Labor Relations: Rising Tensions at Subsidiaries
Beyond external factors, internal pressures are mounting. At Eurowings, the Vereinigung Cockpit pilots’ union has initiated a ballot for industrial action following failed negotiations on a collective agreement for company pensions. Pilots have until 10:00 on March 16 to vote on potential measures.
Lufthansa Cityline has already shown strong union resolve. A recent ballot saw 99% approval for potential strike action, with a 95% participation rate. Any walkout would primarily disrupt feeder traffic to the Frankfurt and Munich hubs, along with European routes—connections critical to the stability of the entire network.
2026 Strategy: Growth Targets and Fleet Modernization
Looking ahead, Lufthansa forecasts another significant rise in adjusted EBIT for 2026, accompanied by higher revenue and an improved margin. The passenger airline group plans to expand capacity by roughly 4%. The company’s medium-term target is to achieve an adjusted EBIT margin between 8% and 10%.

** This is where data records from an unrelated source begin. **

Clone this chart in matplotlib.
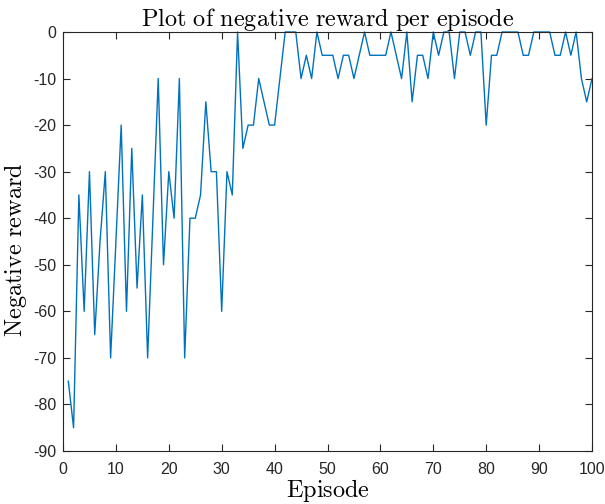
import matplotlib
matplotlib.use("Agg")
import matplotlib.pyplot as plt
import numpy as np

plt.rcParams['font.family'] = ['Liberation Sans', 'DejaVu Sans']
plt.rcParams['mathtext.fontset'] = 'cm'
plt.rcParams['axes.unicode_minus'] = False

episodes = list(range(1, 101))
rewards = [
    -75, -85, -35, -60, -30, -65, -45, -30, -70, -45,
    -20, -60, -25, -55, -35, -70, -40, -10, -50, -30,
    -40, -10, -70, -40, -40, -35, -15, -30, -30, -60,
    -30, -35, 0, -25, -20, -20, -10, -15, -20, -20,
    -10, 0, 0, 0, -10, -5, -10, 0, -5, -5,
    -5, -10, -5, -5, -10, -5, 0, -5, -5, -5,
    -5, 0, -5, -10, 0, -15, -5, -5, -10, 0,
    -5, 0, 0, -10, 0, 0, -5, 0, 0, -20,
    -5, -5, 0, 0, 0, 0, -5, -5, 0, 0,
    0, 0, -5, -5, 0, -5, 0, -10, -15, -10,
]
xticks = list(range(0, 101, 10))
yticks = list(range(-90, 1, 10))

fig = plt.figure(figsize=(6.05, 5.04), dpi=100)
ax = fig.add_axes([63/605, 1-451/504, (592-63)/605, (451-32)/504])
ax.plot(episodes, rewards, color='#0072BD', linewidth=1.0, clip_on=False)
ax.set_xlim(0, 100)
ax.set_ylim(-90, 0)
ax.set_xticks(xticks)
ax.set_yticks(yticks)
ax.tick_params(direction='in', top=True, right=True, length=5, width=0.8,
               colors='#262626', labelsize=11.5, labelcolor='#262626')
ax.tick_params(axis='x', pad=8)
ax.tick_params(axis='y', pad=5)
for s in ax.spines.values():
    s.set_color('#262626')
    s.set_linewidth(0.8)

ax.set_title(r'$\mathrm{Plot\ of\ negative\ reward\ per\ episode}$', fontsize=17.5, pad=4)
ax.set_xlabel(r'$\mathrm{Episode}$', fontsize=17.5, labelpad=0)
ax.set_ylabel(r'$\mathrm{Negative\ reward}$', fontsize=17.5, labelpad=1)
ax.yaxis.set_label_coords(-0.065, 0.48)

fig.savefig('out.png', dpi=100)
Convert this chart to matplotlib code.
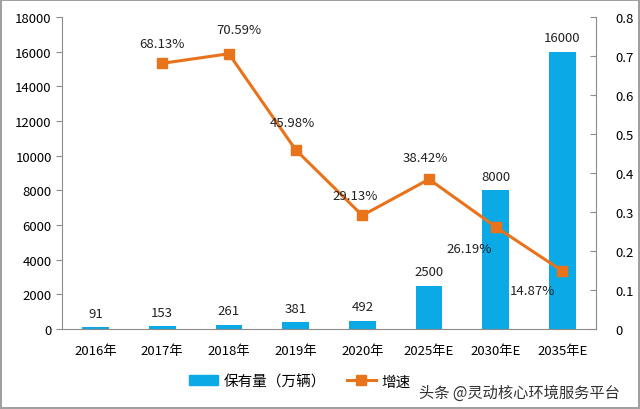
import matplotlib
matplotlib.use('Agg')
import matplotlib.pyplot as plt
from matplotlib.patches import Patch
from matplotlib.lines import Line2D

plt.rcParams['font.family'] = ['Noto Sans CJK SC', 'DejaVu Sans']

years = ['2016年', '2017年', '2018年', '2019年', '2020年', '2025年E', '2030年E', '2035年E']
stock = [91, 153, 261, 381, 492, 2500, 8000, 16000]
growth = [None, 0.6813, 0.7059, 0.4598, 0.2913, 0.3842, 0.2619, 0.1487]
growth_lbl = ['', '68.13%', '70.59%', '45.98%', '29.13%', '38.42%', '26.19%', '14.87%']

blue = '#0BA9E6'
orange = '#E8731A'
gray = '#8C8C8C'
fs = 9.5

fig = plt.figure(figsize=(6.4, 4.1), dpi=100)
fig.patch.set_edgecolor('#A0A0A0')
fig.patch.set_linewidth(1.5)
ax = fig.add_axes([0.097, 0.195, 0.834, 0.761])
x = list(range(len(years)))
ax.bar(x, stock, width=0.4, color=blue, zorder=2)
for i, v in enumerate(stock):
    ax.text(i, v + 450, str(v), ha='center', va='bottom', fontsize=fs, color='#222222')
ax.set_ylim(0, 18000)
ax.set_xlim(-0.5, len(years) - 0.5)
ax.set_yticks(range(0, 18001, 2000))
ax.set_xticks(x)
ax.set_xticklabels(years, fontsize=fs)
ax.tick_params(axis='y', labelsize=fs, length=4, color=gray, direction='out')
ax.tick_params(axis='x', length=0, pad=11)
for s in ['top', 'right']:
    ax.spines[s].set_visible(False)
for s in ['left', 'bottom']:
    ax.spines[s].set_color(gray)

ax2 = ax.twinx()
gx = [i for i in x if growth[i] is not None]
gy = [growth[i] for i in gx]
ax2.plot(gx, gy, color=orange, lw=2.2, marker='s', ms=7, zorder=3)
ax2.set_ylim(0, 0.8)
ax2.set_yticks([0, 0.1, 0.2, 0.3, 0.4, 0.5, 0.6, 0.7, 0.8])
ax2.set_yticklabels(['0', '0.1', '0.2', '0.3', '0.4', '0.5', '0.6', '0.7', '0.8'])
ax2.tick_params(axis='y', labelsize=fs, length=4, color=gray, direction='in', pad=14)
for s in ['top', 'left', 'bottom']:
    ax2.spines[s].set_visible(False)
ax2.spines['right'].set_color(gray)

offs = {1: (0.0, 0.05), 2: (0.15, 0.063), 3: (-0.05, 0.07), 4: (-0.1, 0.05),
        5: (-0.05, 0.055), 6: (-0.4, -0.055), 7: (-0.45, -0.05)}
for i in gx:
    dx, dy = offs[i]
    ax2.text(i + dx, growth[i] + dy, growth_lbl[i], ha='center', va='center',
             fontsize=fs, color='#222222')

handles = [Patch(color=blue), Line2D([], [], color=orange, lw=2.2, marker='s', ms=7)]
fig.legend(handles, ['保有量（万辆）', '增速'], loc='center left', bbox_to_anchor=(0.275, 0.068),
           ncol=2, frameon=False, fontsize=10.5, handlelength=2.0, handletextpad=0.4,
           columnspacing=1.4)
fig.text(0.655, 0.03, '头条 @灵动核心环境服务平台', fontsize=11, color='#333333')

fig.savefig('out.png', dpi=100)
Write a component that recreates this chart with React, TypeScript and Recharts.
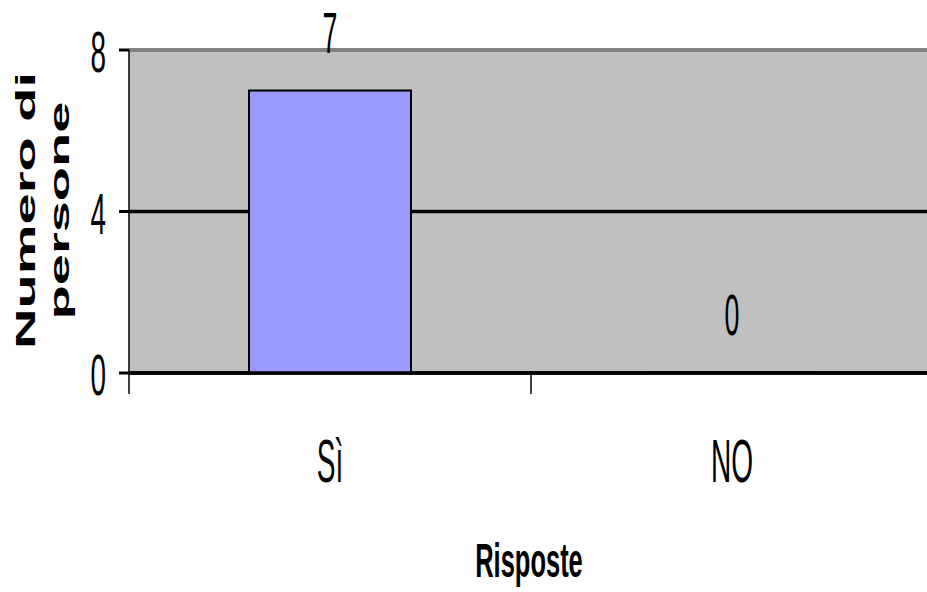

The group also continues its fleet renewal. By the end of 2026, approximately 30% of the fleet is slated to consist of next-generation aircraft, offering lower fuel consumption, reduced noise, and enhanced passenger comfort. An additional industry boost is expected from the confirmed reduction of the German air traffic tax, which is scheduled to take effect on July 1, 2026.
Recent market sentiment reflects this complex mix of strengths and uncertainties. Shares closed at €8.21 on Friday, marking a decline of 9.12% over the preceding seven days.
The next key event for investors is the Annual General Meeting on May 12, 2026. In the interim, the narrative will likely be shaped by two critical factors: whether the operational detours and cost implications from the Middle East conflict remain manageable, and whether the wage disputes at Eurowings and Lufthansa Cityline escalate into full-scale industrial action.